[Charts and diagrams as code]

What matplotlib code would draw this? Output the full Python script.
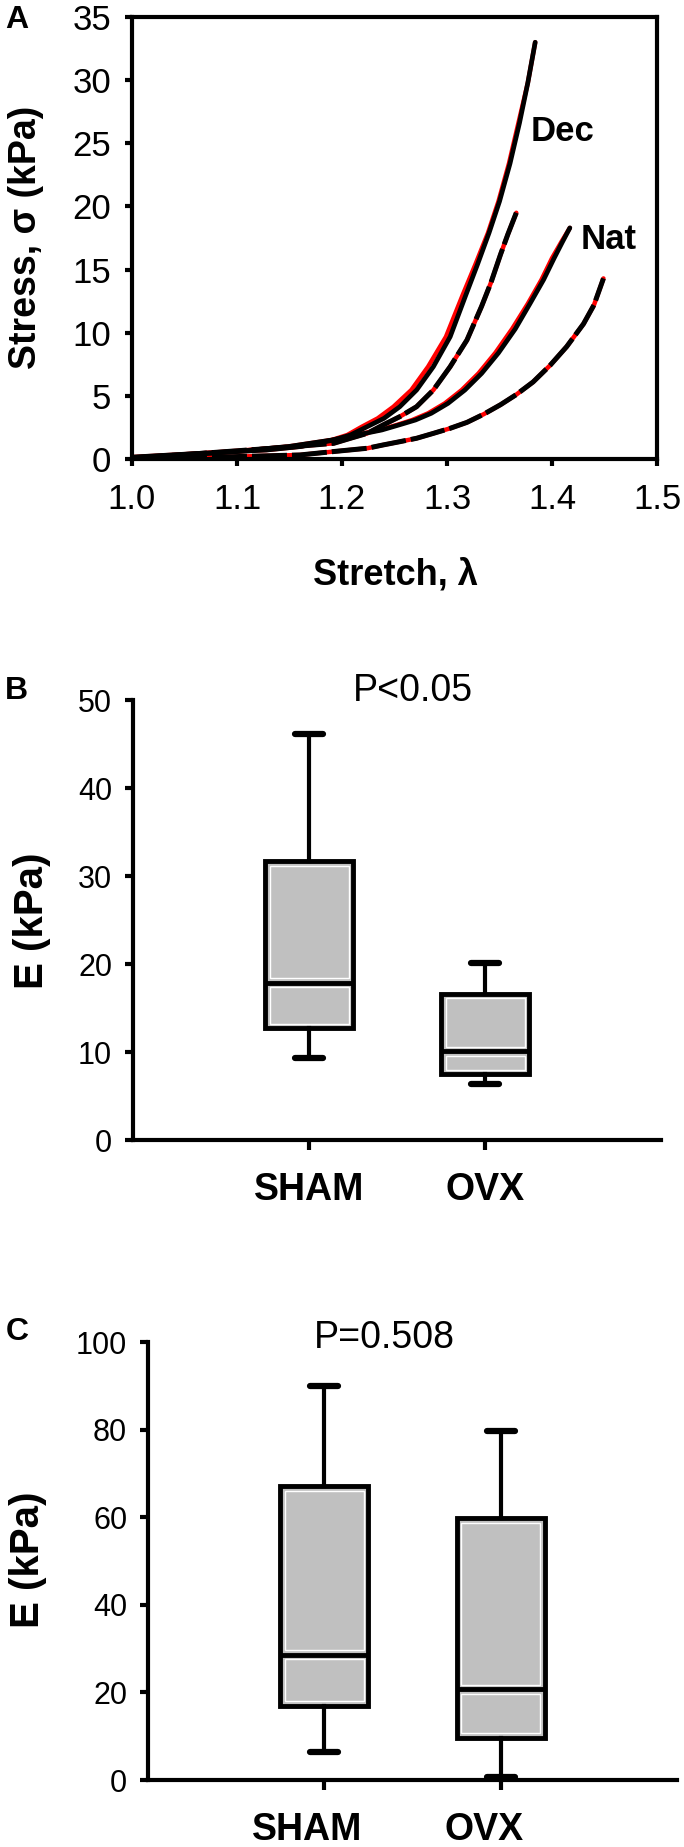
import matplotlib
matplotlib.use('Agg')
import matplotlib.pyplot as plt
import matplotlib.transforms as mtransforms
from matplotlib.patches import Rectangle

plt.rcParams['font.family'] = ['Liberation Sans', 'DejaVu Sans']

W, H = 684, 1847

# ---- panel A: stress vs stretch (black = data, red = fit) ----
DEC_SOLID_X = [1.000, 1.065, 1.128, 1.160, 1.192, 1.208, 1.224, 1.240, 1.255, 1.271,
               1.287, 1.303, 1.318, 1.329, 1.340, 1.350, 1.360, 1.369, 1.377, 1.384]
DEC_SOLID_Y = [0.15, 0.45, 0.71, 0.98, 1.50, 1.90, 2.56, 3.22, 4.14, 5.46,
               7.31, 9.68, 13.0, 15.4, 17.9, 20.4, 23.4, 26.6, 29.8, 33.0]
DEC_SOLID_FIT_X = [1.000, 1.065, 1.128, 1.160, 1.190, 1.205, 1.219, 1.234, 1.249, 1.266,
                   1.282, 1.299, 1.315, 1.327, 1.339, 1.349, 1.359, 1.368, 1.377, 1.384]

DEC_DASH_X = [1.000, 1.050, 1.100, 1.150, 1.192, 1.208, 1.224, 1.239, 1.255, 1.271,
              1.287, 1.303, 1.319, 1.333, 1.342, 1.351, 1.358, 1.366]
DEC_DASH_Y = [0.10, 0.35, 0.65, 0.95, 1.24, 1.64, 2.03, 2.69, 3.35, 4.14,
              5.46, 7.31, 9.42, 12.1, 14.0, 16.2, 17.8, 19.5]

NAT_SOLID_X = [1.000, 1.050, 1.100, 1.150, 1.190, 1.222, 1.238, 1.254, 1.270, 1.285,
               1.301, 1.317, 1.333, 1.349, 1.365, 1.379, 1.392, 1.402, 1.410, 1.417]
NAT_SOLID_Y = [0.05, 0.30, 0.60, 1.00, 1.50, 2.03, 2.30, 2.69, 3.09, 3.62,
               4.41, 5.46, 6.78, 8.40, 10.3, 12.3, 14.2, 15.9, 17.2, 18.3]
NAT_SOLID_FIT_X = [1.000, 1.050, 1.100, 1.150, 1.190, 1.220, 1.236, 1.252, 1.267, 1.282,
                   1.298, 1.314, 1.330, 1.346, 1.362, 1.377, 1.390, 1.400, 1.409, 1.417]

NAT_DASH_X = [1.000, 1.080, 1.160, 1.192, 1.224, 1.239, 1.255, 1.271, 1.287, 1.303,
              1.319, 1.335, 1.351, 1.366, 1.382, 1.398, 1.414, 1.430, 1.440, 1.449]
NAT_DASH_Y = [0.00, 0.15, 0.32, 0.59, 0.85, 1.11, 1.37, 1.64, 2.03, 2.43,
              2.90, 3.55, 4.30, 5.10, 6.10, 7.40, 8.90, 10.7, 12.2, 14.3]

A_XTICKS = [1.0, 1.1, 1.2, 1.3, 1.4, 1.5]
A_YTICKS = [0, 5, 10, 15, 20, 25, 30, 35]

# ---- panels B and C: box plots of E (kPa) ----
GROUPS = ['SHAM', 'OVX']
B_WHISLO = [9.3, 6.4]
B_Q1 = [12.7, 7.5]
B_MED = [17.85, 10.1]
B_Q3 = [31.7, 16.6]
B_WHISHI = [46.1, 20.1]

C_WHISLO = [6.4, 0.7]
C_Q1 = [16.9, 9.7]
C_MED = [28.6, 20.7]
C_Q3 = [67.1, 59.8]
C_WHISHI = [90.0, 79.6]

B_YTICKS = [0, 10, 20, 30, 40, 50]
C_YTICKS = [0, 20, 40, 60, 80, 100]


def fx(px):
    return px / W


def fy(py):
    return 1 - py / H


fig = plt.figure(figsize=(W / 100, H / 100), dpi=100)

# ================= panel A =================
axA = fig.add_axes([fx(132), fy(459), fx(657) - fx(132), fy(17) - fy(459)])
for x, y in [(DEC_SOLID_FIT_X, DEC_SOLID_Y), (DEC_DASH_X, DEC_DASH_Y),
             (NAT_SOLID_FIT_X, NAT_SOLID_Y), (NAT_DASH_X, NAT_DASH_Y)]:
    axA.plot(x, y, color='#ff0000', lw=3.2, solid_capstyle='round', zorder=2)
for x, y in [(DEC_SOLID_X, DEC_SOLID_Y), (NAT_SOLID_X, NAT_SOLID_Y)]:
    axA.plot(x, y, color='black', lw=3.4, solid_capstyle='round', zorder=3)
for x, y in [(DEC_DASH_X, DEC_DASH_Y), (NAT_DASH_X, NAT_DASH_Y)]:
    axA.plot(x, y, color='black', lw=3.6, dashes=(7, 1.0), zorder=3)

axA.set_xlim(1.0, 1.5)
axA.set_ylim(0, 35)
axA.set_xticks(A_XTICKS)
axA.set_xticklabels([f'{t:.1f}' for t in A_XTICKS])
axA.set_yticks(A_YTICKS)
for s in axA.spines.values():
    s.set_linewidth(3)
axA.tick_params(axis='both', direction='out', length=5, width=3, labelsize=25)
axA.tick_params(axis='x', pad=12)
axA.tick_params(axis='y', pad=10)
axA.text(1.380, 25.9, 'Dec', fontsize=25, fontweight='bold', va='center', ha='left')
axA.text(1.4276, 17.4, 'Nat', fontsize=25, fontweight='bold', va='center', ha='left')

fig.text(fx(395), fy(575), 'Stretch, λ', fontsize=26, fontweight='bold',
         ha='center', va='center')
fig.text(fx(26), fy(237), 'Stress, σ (kPa)', fontsize=27, fontweight='bold',
         ha='center', va='center', rotation=90)
fig.text(fx(17), fy(20), 'A', fontsize=23, fontweight='bold', ha='center', va='center')


# ================= panels B, C =================
def box_panel(ax, whislo, q1, med, q3, whishi, yticks, ymax, label_shift):
    stats = []
    for i, g in enumerate(GROUPS):
        stats.append(dict(label=g, whislo=whislo[i], q1=q1[i], med=med[i],
                          q3=q3[i], whishi=whishi[i], fliers=[]))
    pos = [1, 2]
    ax.bxp(stats, positions=pos, widths=0.5, patch_artist=True, showfliers=False,
           boxprops=dict(facecolor='#c0c0c0', edgecolor='black', linewidth=3.5),
           medianprops=dict(color='black', linewidth=3.5, solid_capstyle='butt'),
           whiskerprops=dict(color='black', linewidth=3),
           capprops=dict(color='black', linewidth=4.5, solid_capstyle='round'),
           capwidths=0.16)
    ax.set_xlim(0, 3)
    ax.set_ylim(0, ymax)
    ax.set_yticks(yticks)
    ax.set_xticks(pos)
    ax.set_xticklabels(GROUPS, fontsize=27, fontweight='bold')
    for s in ['top', 'right']:
        ax.spines[s].set_visible(False)
    for s in ['left', 'bottom']:
        ax.spines[s].set_linewidth(3)
    ax.tick_params(axis='y', direction='out', length=6, width=3, labelsize=22, pad=9)
    ax.tick_params(axis='x', direction='out', length=7, width=3, pad=16)
    offset = mtransforms.ScaledTranslation(label_shift / 100, 0, fig.dpi_scale_trans)
    for lab in ax.get_xticklabels():
        lab.set_transform(lab.get_transform() + offset)

    # thin white inner highlight of each half box
    dx = 4.5 / (ax.bbox.width / 3.0)
    dy = 4.5 / (ax.bbox.height / ymax)
    for i in range(len(GROUPS)):
        x0 = pos[i] - 0.25 + dx
        wbox = 0.5 - 2 * dx
        for lo, hi in [(q1[i], med[i]), (med[i], q3[i])]:
            ax.add_patch(Rectangle((x0, lo + dy), wbox, hi - lo - 2 * dy,
                                   fill=False, edgecolor='white', lw=1.0, zorder=4))


axB = fig.add_axes([fx(133), fy(1140), fx(661) - fx(133), fy(700) - fy(1140)])
box_panel(axB, B_WHISLO, B_Q1, B_MED, B_Q3, B_WHISHI, B_YTICKS, 50, 0)
fig.text(fx(413), fy(691), 'P<0.05', fontsize=27, ha='center', va='center')
fig.text(fx(32), fy(921), 'E (kPa)', fontsize=29, fontweight='bold',
         ha='center', va='center', rotation=90)
fig.text(fx(16), fy(691), 'B', fontsize=23, fontweight='bold', ha='center', va='center')

axC = fig.add_axes([fx(148), fy(1780), fx(677) - fx(148), fy(1342) - fy(1780)])
box_panel(axC, C_WHISLO, C_Q1, C_MED, C_Q3, C_WHISHI, C_YTICKS, 100, -17)
fig.text(fx(384), fy(1338), 'P=0.508', fontsize=27, ha='center', va='center')
fig.text(fx(28), fy(1560), 'E (kPa)', fontsize=29, fontweight='bold',
         ha='center', va='center', rotation=90)
fig.text(fx(17), fy(1332), 'C', fontsize=23, fontweight='bold', ha='center', va='center')

fig.savefig('out.png', dpi=100)
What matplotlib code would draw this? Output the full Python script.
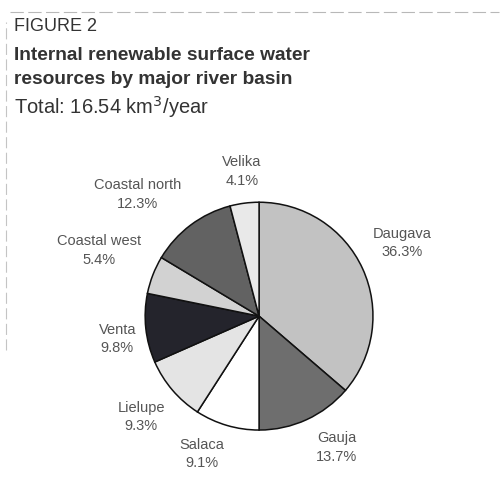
import numpy as np
import matplotlib.pyplot as plt
from matplotlib.lines import Line2D

plt.rcParams['font.family'] = ['Liberation Sans', 'DejaVu Sans']

basins = ['Daugava', 'Gauja', 'Salaca', 'Lielupe', 'Venta',
          'Coastal west', 'Coastal north', 'Velika']
shares = [36.3, 13.7, 9.1, 9.3, 9.8, 5.4, 12.3, 4.1]
shades = ['#c2c2c2', '#6e6e6e', '#ffffff', '#e4e4e4', '#24242c',
          '#d2d2d2', '#626262', '#e9e9e9']

# label placement tweaks (radius, angle shift in degrees)
label_r = [1.41, 1.34, 1.31, 1.36, 1.26, 1.52, 1.51, 1.28]
label_shift = [2.5, 6, -6, 0, 3, -1, 8, -0.7]

fig = plt.figure(figsize=(5.04, 4.79), dpi=100)

# scan-like border scraps
fig.add_artist(Line2D([0.02, 0.99], [0.975, 0.975], color='#b8b8b8',
                      lw=0.8, ls=(0, (12, 4)), transform=fig.transFigure))
fig.add_artist(Line2D([0.011, 0.011], [0.27, 0.955], color='#c4c4c4',
                      lw=0.8, ls=(0, (10, 4)), transform=fig.transFigure))

fig.text(0.028, 0.944, 'FIGURE 2', fontsize=13, color='#333333', va='center')
fig.text(0.028, 0.885, 'Internal renewable surface water', fontsize=13.8,
         fontweight='bold', color='#333333', va='center')
fig.text(0.028, 0.833, 'resources by major river basin', fontsize=13.8,
         fontweight='bold', color='#333333', va='center')
fig.text(0.028, 0.776, 'Total: 16.54 km$^3$/year', fontsize=14.5,
         color='#333333', va='center')

ax = fig.add_axes([0.288, 0.102, 0.452, 0.476])
labels = [f'{b}\n{s}%' for b, s in zip(basins, shares)]
wedges, texts = ax.pie(shares, labels=labels, colors=shades, startangle=90,
                       counterclock=False,
                       wedgeprops=dict(edgecolor='#111111', linewidth=1.1),
                       textprops=dict(fontsize=10.5, color='#555555',
                                      linespacing=1.4))
for w, t, r, d in zip(wedges, texts, label_r, label_shift):
    ang = np.deg2rad((w.theta1 + w.theta2) / 2 + d)
    t.set_position((r * np.cos(ang), r * np.sin(ang)))
    t.set_ha('center')
    t.set_va('center')
ax.set_xlim(-1, 1)
ax.set_ylim(-1, 1)
ax.set_aspect('equal')

fig.savefig('out.png', dpi=100)
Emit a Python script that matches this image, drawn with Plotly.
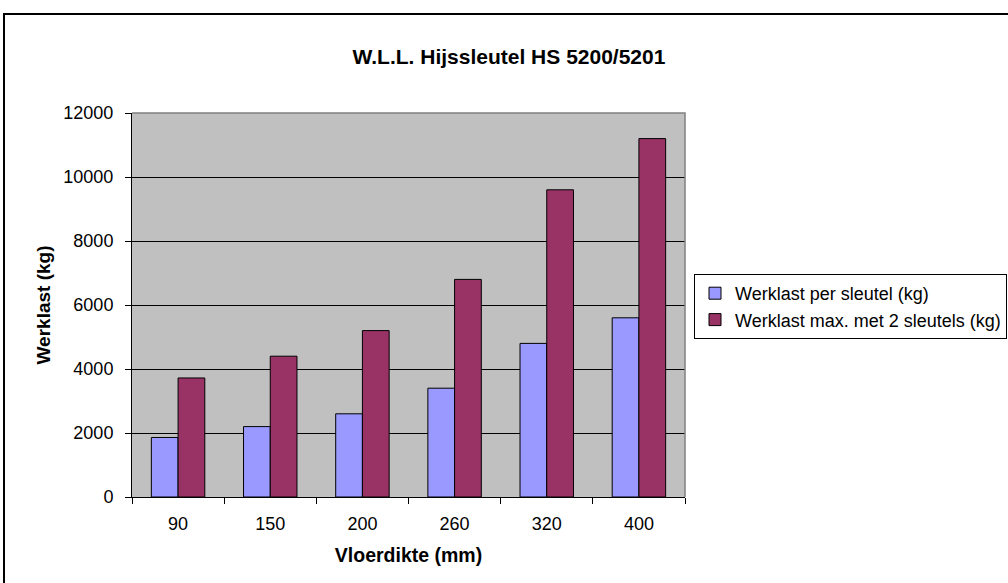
import plotly.graph_objects as go

categories = ["90", "150", "200", "260", "320", "400"]
per_sleutel = [1860, 2200, 2600, 3400, 4800, 5600]
max_2_sleutels = [3720, 4400, 5200, 6800, 9600, 11200]
series_names = ["Werklast per sleutel (kg)", "Werklast max. met 2 sleutels (kg)"]
y_ticks = [0, 2000, 4000, 6000, 8000, 10000, 12000]
y_tick_labels = ["0", "2000", "4000", "6000", "8000", "10000", "12000"]

FONT = "Liberation Sans, Arial, sans-serif"
W, H = 1008, 583
L, R, T, B = 132, 1008 - 685, 113, 583 - 497
pw, ph = W - L - R, H - T - B

def px_x(px):
    return (px - L) / pw

def px_y(py):
    return (H - B - py) / ph

fig = go.Figure()
fig.add_trace(go.Bar(x=categories, y=per_sleutel, name=series_names[0],
                     marker=dict(color="#9999FF", line=dict(color="black", width=1))))
fig.add_trace(go.Bar(x=categories, y=max_2_sleutels, name=series_names[1],
                     marker=dict(color="#993366", line=dict(color="black", width=1))))

fig.update_layout(
    width=W, height=H,
    margin=dict(l=L, r=R, t=T, b=B, autoexpand=False),
    paper_bgcolor="white",
    plot_bgcolor="#C0C0C0",
    barmode="group", bargap=0.42, bargroupgap=0,
    font=dict(family=FONT, size=18, color="black"),
    title=dict(text="<b>W.L.L. Hijssleutel HS 5200/5201</b>", font=dict(size=21, family=FONT, color="black"),
               xref="container", yref="container", x=509 / W, y=1 - 57 / H,
               xanchor="center", yanchor="middle"),
    legend=dict(x=px_x(694), y=px_y(274), xanchor="left", yanchor="top",
                bgcolor="white", bordercolor="black", borderwidth=1,
                font=dict(size=18, family=FONT, color="black")),
    xaxis=dict(type="category", showgrid=False, showline=True, linecolor="black", linewidth=1,
               ticks="outside", tickson="boundaries", ticklen=6, tickcolor="black",
               tickfont=dict(size=18), ticklabelstandoff=10,
               title=dict(text="<b>Vloerdikte (mm)</b>", font=dict(size=19.5), standoff=15)),
    yaxis=dict(range=[0, 12000], tickvals=y_ticks, ticktext=y_tick_labels,
               showgrid=True, gridcolor="black", gridwidth=1,
               showline=True, linecolor="black", linewidth=1, zeroline=False,
               ticks="outside", ticklen=6, tickcolor="black", tickfont=dict(size=18),
               ticklabelstandoff=8,
               title=dict(text="<b>Werklast (kg)</b>", font=dict(size=19), standoff=7)),
    showlegend=True,
)

# plot-area border on top and right (grey), as in the reference
fig.add_shape(type="path", xref="paper", yref="paper", path="M0,1 L1,1 L1,0",
              line=dict(color="#808080", width=1.5), layer="above")
# outer chart border: only top and left edges are visible in the reference
xl, xr, yt, yb = px_x(4), px_x(1008), px_y(14), px_y(583)
fig.add_shape(type="path", xref="paper", yref="paper",
              path=f"M{xr},{yt} L{xl},{yt} L{xl},{yb}",
              line=dict(color="black", width=2), layer="below")

fig.write_html("out.html", config={"displayModeBar": False},
               post_script="document.body.style.margin='0px';")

Problem to work on ▸ Every line from the top of the material above through the line with "from matplotlib.patches import Rectangle" should be duplicated exactly, please; leave out the pictures.

Result of this task ▸
What matplotlib code would draw this? Output the full Python script.
import matplotlib
matplotlib.use('Agg')
import matplotlib.pyplot as plt
import matplotlib.transforms as mtransforms
from matplotlib.patches import Rectangle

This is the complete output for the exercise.